Para atingir esse objetivo, há que reduzir vulnerabilidades que possam colocar o crescimento em xeque. Uma delas é a vulnerabilidade externa. Outra, a dívida interna -que consome recursos públicos e privados que deveriam se destinar ao desenvolvimento. Postas essas premissas -que são pontos básicos de qualquer política econômica em qualquer tempo-, todas as ações de governo devem convergir nessa direção.
Como não existe essa definição -nem no governo FHC nem agora-, cada ministério ou secretaria define a sua prioridade, a sua tarefa, sem se preocupar com as implicações de seus atos para o conjunto total da economia.
Por exemplo, a dinâmica de crescimento da dívida interna é explosiva. Deveria ser variável fundamental de análise para cada decisão de política monetária.

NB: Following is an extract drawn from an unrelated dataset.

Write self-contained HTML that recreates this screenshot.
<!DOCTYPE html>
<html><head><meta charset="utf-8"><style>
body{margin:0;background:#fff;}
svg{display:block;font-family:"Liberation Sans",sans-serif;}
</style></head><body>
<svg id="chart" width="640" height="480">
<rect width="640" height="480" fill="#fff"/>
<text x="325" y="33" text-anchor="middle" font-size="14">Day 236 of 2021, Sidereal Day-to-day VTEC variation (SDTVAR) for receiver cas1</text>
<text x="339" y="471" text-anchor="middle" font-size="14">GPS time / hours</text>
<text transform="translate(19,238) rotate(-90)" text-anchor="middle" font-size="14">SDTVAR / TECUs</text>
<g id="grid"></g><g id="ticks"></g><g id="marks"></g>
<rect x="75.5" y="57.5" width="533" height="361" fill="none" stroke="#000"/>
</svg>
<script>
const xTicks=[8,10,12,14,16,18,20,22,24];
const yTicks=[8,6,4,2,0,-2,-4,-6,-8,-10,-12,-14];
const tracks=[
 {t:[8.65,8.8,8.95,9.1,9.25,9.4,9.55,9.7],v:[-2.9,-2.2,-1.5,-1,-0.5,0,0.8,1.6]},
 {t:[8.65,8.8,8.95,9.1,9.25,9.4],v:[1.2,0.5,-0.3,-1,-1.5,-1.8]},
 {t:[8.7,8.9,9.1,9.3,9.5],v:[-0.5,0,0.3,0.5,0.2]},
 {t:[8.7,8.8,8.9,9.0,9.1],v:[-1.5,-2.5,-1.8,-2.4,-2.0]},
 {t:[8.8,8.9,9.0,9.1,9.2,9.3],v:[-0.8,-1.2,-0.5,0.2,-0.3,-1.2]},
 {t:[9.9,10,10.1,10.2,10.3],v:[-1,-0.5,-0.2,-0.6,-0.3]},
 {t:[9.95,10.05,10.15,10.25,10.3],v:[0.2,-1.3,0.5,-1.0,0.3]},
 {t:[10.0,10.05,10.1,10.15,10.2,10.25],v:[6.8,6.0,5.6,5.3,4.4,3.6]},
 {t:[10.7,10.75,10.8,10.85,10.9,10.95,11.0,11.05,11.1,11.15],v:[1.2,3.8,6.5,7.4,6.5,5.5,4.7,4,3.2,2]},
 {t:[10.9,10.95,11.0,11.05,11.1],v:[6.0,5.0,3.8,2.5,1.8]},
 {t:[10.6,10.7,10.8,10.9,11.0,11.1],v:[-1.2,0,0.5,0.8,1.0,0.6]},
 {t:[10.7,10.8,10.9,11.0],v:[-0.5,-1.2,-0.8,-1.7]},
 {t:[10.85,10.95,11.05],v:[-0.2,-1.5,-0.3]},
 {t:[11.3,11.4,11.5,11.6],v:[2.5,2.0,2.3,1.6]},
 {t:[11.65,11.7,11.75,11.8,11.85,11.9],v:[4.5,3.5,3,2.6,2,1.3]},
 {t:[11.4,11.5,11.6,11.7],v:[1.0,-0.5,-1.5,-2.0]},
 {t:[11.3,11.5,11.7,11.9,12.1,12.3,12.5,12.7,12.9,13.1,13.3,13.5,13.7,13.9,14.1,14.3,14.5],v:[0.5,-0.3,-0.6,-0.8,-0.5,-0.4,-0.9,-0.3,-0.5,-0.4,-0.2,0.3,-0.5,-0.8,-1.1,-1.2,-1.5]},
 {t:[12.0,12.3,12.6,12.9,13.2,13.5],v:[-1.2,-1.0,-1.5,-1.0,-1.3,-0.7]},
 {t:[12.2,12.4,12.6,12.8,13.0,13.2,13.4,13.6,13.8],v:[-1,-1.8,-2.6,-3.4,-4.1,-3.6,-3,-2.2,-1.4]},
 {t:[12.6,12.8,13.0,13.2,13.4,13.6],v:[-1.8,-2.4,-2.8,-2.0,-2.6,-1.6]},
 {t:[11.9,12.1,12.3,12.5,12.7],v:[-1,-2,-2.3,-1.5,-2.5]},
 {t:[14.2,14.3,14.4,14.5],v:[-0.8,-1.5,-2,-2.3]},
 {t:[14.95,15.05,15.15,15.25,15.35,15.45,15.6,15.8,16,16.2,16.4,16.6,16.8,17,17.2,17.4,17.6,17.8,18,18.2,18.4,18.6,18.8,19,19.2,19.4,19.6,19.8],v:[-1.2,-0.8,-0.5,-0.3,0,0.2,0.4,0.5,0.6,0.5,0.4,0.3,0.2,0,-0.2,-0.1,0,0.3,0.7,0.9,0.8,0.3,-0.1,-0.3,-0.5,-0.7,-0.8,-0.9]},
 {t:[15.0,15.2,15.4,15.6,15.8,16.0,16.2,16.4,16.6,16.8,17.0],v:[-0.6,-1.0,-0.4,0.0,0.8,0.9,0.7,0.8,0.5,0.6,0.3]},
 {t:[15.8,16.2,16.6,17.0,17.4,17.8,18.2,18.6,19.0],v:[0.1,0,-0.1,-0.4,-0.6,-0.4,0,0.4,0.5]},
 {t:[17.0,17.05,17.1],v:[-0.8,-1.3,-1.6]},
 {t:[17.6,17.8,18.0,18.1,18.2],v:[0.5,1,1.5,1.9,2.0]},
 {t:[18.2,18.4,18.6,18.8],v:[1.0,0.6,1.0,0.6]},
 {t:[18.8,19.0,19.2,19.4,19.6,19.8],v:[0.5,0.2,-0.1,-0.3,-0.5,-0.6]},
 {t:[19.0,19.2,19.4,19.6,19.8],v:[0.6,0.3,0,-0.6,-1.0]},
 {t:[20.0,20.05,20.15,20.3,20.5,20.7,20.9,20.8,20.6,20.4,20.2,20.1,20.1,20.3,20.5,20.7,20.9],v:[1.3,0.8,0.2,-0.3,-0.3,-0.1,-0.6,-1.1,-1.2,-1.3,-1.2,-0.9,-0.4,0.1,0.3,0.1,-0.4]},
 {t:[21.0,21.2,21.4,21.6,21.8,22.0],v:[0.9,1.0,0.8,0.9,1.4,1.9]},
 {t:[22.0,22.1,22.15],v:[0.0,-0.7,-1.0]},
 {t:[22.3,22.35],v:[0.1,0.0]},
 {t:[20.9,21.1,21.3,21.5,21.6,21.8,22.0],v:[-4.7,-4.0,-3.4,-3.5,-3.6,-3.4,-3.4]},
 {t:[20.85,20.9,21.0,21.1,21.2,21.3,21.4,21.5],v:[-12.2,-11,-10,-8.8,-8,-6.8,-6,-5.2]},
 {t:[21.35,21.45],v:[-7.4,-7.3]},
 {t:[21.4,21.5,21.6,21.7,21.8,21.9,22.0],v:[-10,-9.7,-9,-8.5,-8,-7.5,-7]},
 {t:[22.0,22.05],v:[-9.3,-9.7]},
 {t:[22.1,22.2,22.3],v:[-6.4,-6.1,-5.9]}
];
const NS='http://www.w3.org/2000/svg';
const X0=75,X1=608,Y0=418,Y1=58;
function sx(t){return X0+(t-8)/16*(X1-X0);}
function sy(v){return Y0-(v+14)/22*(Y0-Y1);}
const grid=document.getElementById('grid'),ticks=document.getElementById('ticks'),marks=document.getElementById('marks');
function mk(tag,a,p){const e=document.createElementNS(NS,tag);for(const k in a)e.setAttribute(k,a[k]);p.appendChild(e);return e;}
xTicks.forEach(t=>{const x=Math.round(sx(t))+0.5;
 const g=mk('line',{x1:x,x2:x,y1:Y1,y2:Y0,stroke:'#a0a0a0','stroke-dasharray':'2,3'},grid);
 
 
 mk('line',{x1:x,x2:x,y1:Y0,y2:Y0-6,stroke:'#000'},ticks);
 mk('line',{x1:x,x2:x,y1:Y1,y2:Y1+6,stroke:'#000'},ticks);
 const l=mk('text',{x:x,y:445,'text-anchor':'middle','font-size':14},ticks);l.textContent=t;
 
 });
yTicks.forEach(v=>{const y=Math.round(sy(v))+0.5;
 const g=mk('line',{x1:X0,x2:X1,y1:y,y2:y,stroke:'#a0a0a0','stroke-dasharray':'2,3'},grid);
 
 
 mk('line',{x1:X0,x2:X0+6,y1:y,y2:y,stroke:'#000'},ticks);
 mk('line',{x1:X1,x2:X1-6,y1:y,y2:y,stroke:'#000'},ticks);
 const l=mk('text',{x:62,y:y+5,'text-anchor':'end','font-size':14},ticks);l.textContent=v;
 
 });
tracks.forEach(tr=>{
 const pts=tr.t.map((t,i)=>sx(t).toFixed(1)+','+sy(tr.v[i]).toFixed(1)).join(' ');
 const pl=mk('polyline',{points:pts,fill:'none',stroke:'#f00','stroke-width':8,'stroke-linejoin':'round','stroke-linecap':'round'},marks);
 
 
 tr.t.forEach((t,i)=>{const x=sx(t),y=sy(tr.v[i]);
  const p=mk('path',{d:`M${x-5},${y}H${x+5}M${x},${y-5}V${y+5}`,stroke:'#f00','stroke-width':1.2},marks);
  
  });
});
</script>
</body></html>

No entanto a tarefa que o Banco Central se outorgou foi exclusivamente o monitoramento da inflação. Nos tempos dos Gustavos Loyola e Franco no Banco Central, quando indagados sobre as consequências da política monetária sobre o ajuste fiscal, a resposta era que dívida interna era problema do Tesouro.
De sua parte, a Receita Federal toma uma série de medidas que massacram a economia, aumentam a carga fiscal, provocam recessão. Mas sua "missão" é meramente aumentar a arrecadação.
Cria-se um círculo infernal em que o destino de cada área da economia fica sob a responsabilidade de pessoas, muitas em nível de gerência ou com cabeça de gerente, sem visão de conjunto, sem estatura para promover mudanças.
O Copom (Comitê de Política Monetária do Banco Central) é um exemplo típico desse pensamento burocrático. São cinco pessoas incumbidas de definir um indicador que mexe com a vida de todo o país. Não apenas interfere na atividade econômica como em variáveis-chave para a estabilidade -a dívida interna e a vulnerabilidade externa. São pessoas com formação de mercado, escassa informação sobre o mundo real, nenhum senso de responsabilidade em relação a qualquer tema que não seja o controle da inflação.
No domingo, "O Globo" publicou uma obra-prima sobre o pensamento "cabeça de planilha". Segundo a reportagem, Lula e o próprio ministro da Fazenda, Antonio Palocci Filho, perceberam o excesso de conservadorismo do Copom para reduzir os juros e indagaram do presidente do Banco Central, Henrique Meirelles, se não seria possível reduzir os juros para 19%. Com a segurança de um presidente do BC alemão, Meirelles teria respondido que em 19% a ata seria subscrita por todos os membros do Copom. Se fosse para 18,5%, não haveria unanimidade, o que poderia inquietar o mercado. E o argumento colou!
É como se todo o planejamento estratégico de uma empresa fosse subordinado à visão do gerente financeiro.